While looking up information on the web, I've noticed that it's almost like all other information out there........everyone has a totally different opinion on what is "right". I've read that you shouldn't start fooling with the colt until it gets weaned or even older; others say you should work with it a little everyday right after being born. Personally I don't know which way seems best since I have absolutely zero experience. I have come across one website that I really have enjoyed reading. It is by Julie Goodnight who has a show on RFD TV. I have come across some pretty good Q & A on her website.  She answers questions from regular Joe's out there about all sorts of things.  I have come to recognize that I have allowed one of our horses, Sonny, to have absolutely no respect for me.  I am not real confident in my "horsemanship" and he has figured me out.  I am going to continue educating myself and hopefully gain some confidence.  I really do enjoy riding the horses and even enjoy just going out there in the pasture to pet them and smell them.  Does that make me weird that I love the way a horse smells?  Sorry, but I do.........Oh come on, you know you like to get a good whiff of them too!  Oh and all of that horse tack....the leather....Ahhh what a great smell!  It smells much better than all of these musky bucks running around here these days ;)

Monday, October 3, 2011

Can You Guess What Time It Is at DSK?

We had planned a particular event to occur in the first weekend of October. While it seemed the best date to us, some (mainly one in particular) have continually disagreed with when it should take place. Sooner rather than later appeared to be his choice. 
I had to "rig" a gate to keep it shut, after a rebellious something  had to get out one day while my dear husband was at work.

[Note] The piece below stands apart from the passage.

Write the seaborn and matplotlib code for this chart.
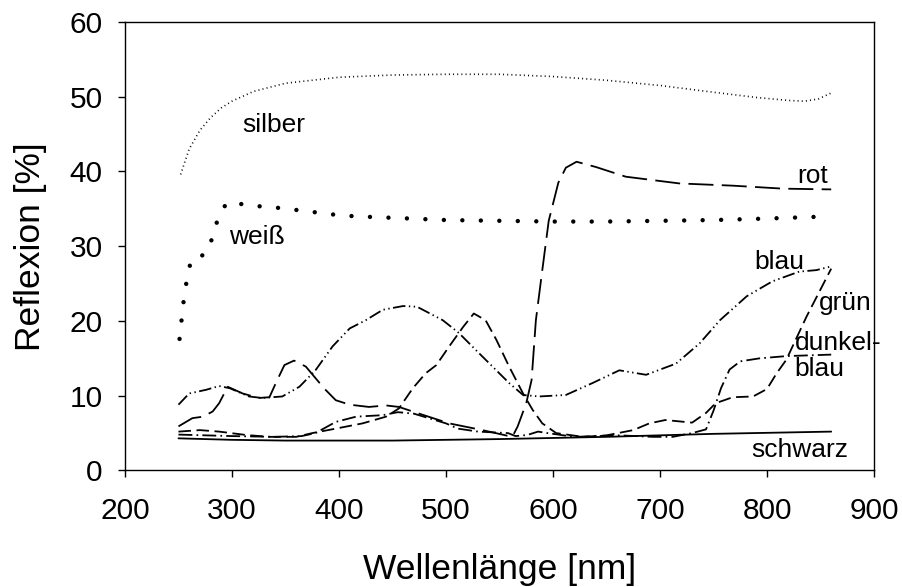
import matplotlib
matplotlib.use("Agg")
import matplotlib.pyplot as plt
import seaborn as sns

wl_silber = [252, 260, 270, 280, 290, 300, 320, 350, 400, 450, 500, 550, 600,
             650, 700, 750, 790, 820, 835, 848, 860]
silber = [39.6, 43.0, 45.5, 47.2, 48.5, 49.4, 50.7, 51.8, 52.6, 52.9, 53.0, 53.0,
          52.7, 52.2, 51.5, 50.6, 49.9, 49.5, 49.4, 49.7, 50.5]

wl_weiss = [251, 253, 255, 258, 262, 275, 282, 287, 295, 312, 328, 346, 363, 380,
            397, 415, 450, 500, 550, 600, 650, 700, 750, 800, 860]
weiss = [17.6, 20.3, 22.9, 25.7, 28.3, 28.9, 31.2, 33.8, 35.8, 35.6, 35.3, 35.1,
         34.8, 34.5, 34.2, 34.0, 33.8, 33.5, 33.4, 33.3, 33.3, 33.4, 33.5, 33.7, 34.0]

wl_rot = [250, 263, 273, 282, 288, 296, 310, 325, 335, 341, 349, 358, 369, 386,
          397, 410, 428, 444, 456, 475, 503, 534, 562, 567, 575, 580, 584, 590,
          596, 605, 612, 622, 640, 668, 718, 768, 815, 860]
rot = [5.9, 7.0, 7.2, 7.9, 9.0, 11.2, 10.3, 9.7, 9.8, 11.7, 14.1, 14.7, 13.9, 11.0,
       9.4, 8.8, 8.5, 8.7, 8.5, 7.6, 6.3, 5.4, 4.5, 5.9, 9.0, 12.1, 20.1, 26.8,
       33.4, 38.5, 40.5, 41.3, 40.6, 39.3, 38.4, 38.1, 37.7, 37.6]

wl_blau = [250, 260, 276, 288, 298, 316, 328, 347, 363, 378, 394, 410, 425, 441,
           460, 473, 497, 512, 528, 547, 559, 572, 587, 612, 637, 662, 687, 715,
           737, 756, 781, 805, 830, 846, 860]
blau = [8.8, 10.3, 10.8, 11.3, 11.0, 9.9, 9.7, 9.9, 11.2, 13.4, 16.6, 19.0, 20.1,
        21.5, 22.0, 21.9, 20.1, 18.4, 16.1, 13.4, 11.7, 10.1, 9.9, 10.1, 11.7,
        13.4, 12.8, 14.3, 17.0, 20.1, 23.3, 25.3, 26.6, 26.8, 27.3]

wl_gruen = [250, 270, 288, 313, 335, 360, 375, 397, 422, 444, 456, 469, 481, 491,
            503, 516, 526, 537, 547, 559, 572, 581, 590, 603, 628, 650, 675, 690,
            705, 730, 743, 752, 768, 787, 800, 809, 818, 837, 860]
gruen = [5.2, 5.4, 5.2, 4.75, 4.5, 4.5, 5.0, 5.6, 6.3, 7.2, 8.3, 11.0, 13.0, 14.1,
         16.6, 19.2, 21.0, 20.1, 17.5, 13.9, 10.3, 8.1, 6.3, 5.0, 4.5, 4.7, 5.4,
         6.3, 6.75, 6.4, 7.7, 9.0, 9.8, 9.9, 10.9, 13.0, 14.8, 20.6, 27.0]

wl_dunkelblau = [250, 300, 340, 365, 378, 397, 416, 441, 455, 470, 500, 511, 530,
                 558, 565, 576, 586, 595, 620, 662, 693, 712, 730, 743, 750, 757,
                 765, 775, 793, 818, 860]
dunkelblau = [4.8, 4.6, 4.5, 4.6, 5.0, 6.5, 7.2, 7.4, 7.8, 7.6, 6.3, 5.6, 5.2,
              5.0, 4.6, 4.75, 5.2, 5.0, 4.5, 4.7, 4.5, 4.5, 5.0, 5.5, 8.0, 11.0,
              13.5, 14.6, 15.0, 15.3, 15.5]

wl_schwarz = [250, 300, 350, 450, 550, 650, 750, 860]
schwarz = [4.3, 4.1, 4.0, 4.0, 4.2, 4.5, 4.9, 5.2]

# --- Stil ---
sns.set_style("ticks")
plt.rcParams['font.family'] = ['Liberation Sans', 'DejaVu Sans']
plt.rcParams['lines.scale_dashes'] = False
plt.rcParams['text.color'] = 'black'
plt.rcParams['axes.labelcolor'] = 'black'

fig = plt.figure(figsize=(9.03, 5.87), dpi=100)
ax = fig.add_axes([0.1384, 0.1985, 0.8295, 0.7641])

# Kurven (alle schwarz, nur Linienart unterschiedlich)
lw = 1.3
sns.lineplot(x=wl_silber, y=silber, ax=ax, color='black', linewidth=1.2,
             linestyle=(0, (0.7, 2.3)), errorbar=None)
sns.lineplot(x=wl_weiss, y=weiss, ax=ax, color='black', linewidth=3.2,
             linestyle=(0, (0.01, 13.3)), dash_capstyle='round', errorbar=None)
sns.lineplot(x=wl_rot, y=rot, ax=ax, color='black', linewidth=lw,
             linestyle=(0, (18, 6)), errorbar=None)
sns.lineplot(x=wl_blau, y=blau, ax=ax, color='black', linewidth=lw,
             linestyle=(0, (9, 2.5, 1, 2.5, 1, 2.5)), errorbar=None)
sns.lineplot(x=wl_gruen, y=gruen, ax=ax, color='black', linewidth=lw,
             linestyle=(0, (9, 4)), errorbar=None)
sns.lineplot(x=wl_dunkelblau, y=dunkelblau, ax=ax, color='black', linewidth=lw,
             linestyle=(0, (10, 3, 1.2, 3)), errorbar=None)
sns.lineplot(x=wl_schwarz, y=schwarz, ax=ax, color='black', linewidth=lw,
             linestyle='-', errorbar=None)

# Beschriftung der Kurven
lab_size = 19
ax.text(309.7, 46.2, 'silber', fontsize=lab_size, ha='left', va='center')
ax.text(297, 31.2, 'weiß', fontsize=lab_size, ha='left', va='center')
ax.text(828, 39.4, 'rot', fontsize=lab_size, ha='left', va='center')
ax.text(788, 27.9, 'blau', fontsize=lab_size, ha='left', va='center')
ax.text(848.5, 22.4, 'grün', fontsize=lab_size, ha='left', va='center')
ax.text(825.7, 17.1, 'dunkel-', fontsize=lab_size, ha='left', va='center')
ax.text(825.7, 13.6, 'blau', fontsize=lab_size, ha='left', va='center')
ax.text(785, 2.7, 'schwarz', fontsize=lab_size, ha='left', va='center')

# Achsen
ax.set_xlim(200, 900)
ax.set_ylim(0, 60)
ax.set_xticks(range(200, 901, 100))
ax.set_yticks(range(0, 61, 10))
ax.tick_params(axis='both', direction='out', length=5, width=1, labelsize=21.5,
               colors='black')
ax.tick_params(axis='x', pad=14)
ax.tick_params(axis='y', pad=11)
ax.set_xlabel('Wellenlänge [nm]', fontsize=25.5, labelpad=20)
ax.set_ylabel('Reflexion [%]', fontsize=25.5, labelpad=16)
for side in ['top', 'right', 'left', 'bottom']:
    ax.spines[side].set_visible(True)
    ax.spines[side].set_color('black')
    ax.spines[side].set_linewidth(1.0)

fig.savefig('out.png', dpi=100, facecolor='white')
plt.close()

It really worked, honestly

Holes had to be repaired numerous times in the old rusty fence.  It was realized on 2 occasions that if a hole was made in the fence with horns, it created a doorway to step out of the pasture.  Again the same something ( or should I say someone ) had to be rebellious!  I tell you there is no patience around here!

Shane's handy work

My handy work....enough said!

We've had to tell folks that it usually doesn't smell this way around here all of the time. I'm not sure if they believe us or not.  It seems like all people around here think goats always stink.  When in reality they don't; all  of the time,  that is.

Mallory said, "What is that smell?"

Now that the aforementioned event has taken place,  a couple of fellas have been exhibiting  this very attractive facial expression along with having their coats take on a new color.

Have you been able to guess what time it is around here at Deep South Kikos with all of the clues mentioned above ?

Well if you haven't, I'll fill you in.  We have separated the does into two groups and put Rooster with one group and Pistol Pete with another, therefore it is breeding time for the goats!  We are expecting to see kids on the ground in March, when we will have clover for the does to graze. 

Here is  Rooster with 2  Pistol Pete daughters.  As for Pistol Pete, I haven't been able to get a photo of him since he was turned in with the ladies that isn't blurry.  He's quite the mover!

By the way, it was Pistol Pete that went crazy around here to try to get this breeding thing happening sooner than later.  He caused the gate issues and the holes in the fence.  I'm just glad that we're not having to hold them back anymore.  Pistol Pete was fit to be tied Saturday.  As a matter of fact, he did get tied Saturday........ hog tied.  He ended up breaking out first thing Saturday morning and got in the pasture with our whole doe herd, before we had separated them into breeding groups.  I managed to wrestle with him and get him hog tied until Shane got home.  Yeah, that was an event for sure.  Why does it seem like everything  crazy has to happen while my husband is away from the farm and I'm here by myself ?  It never fails!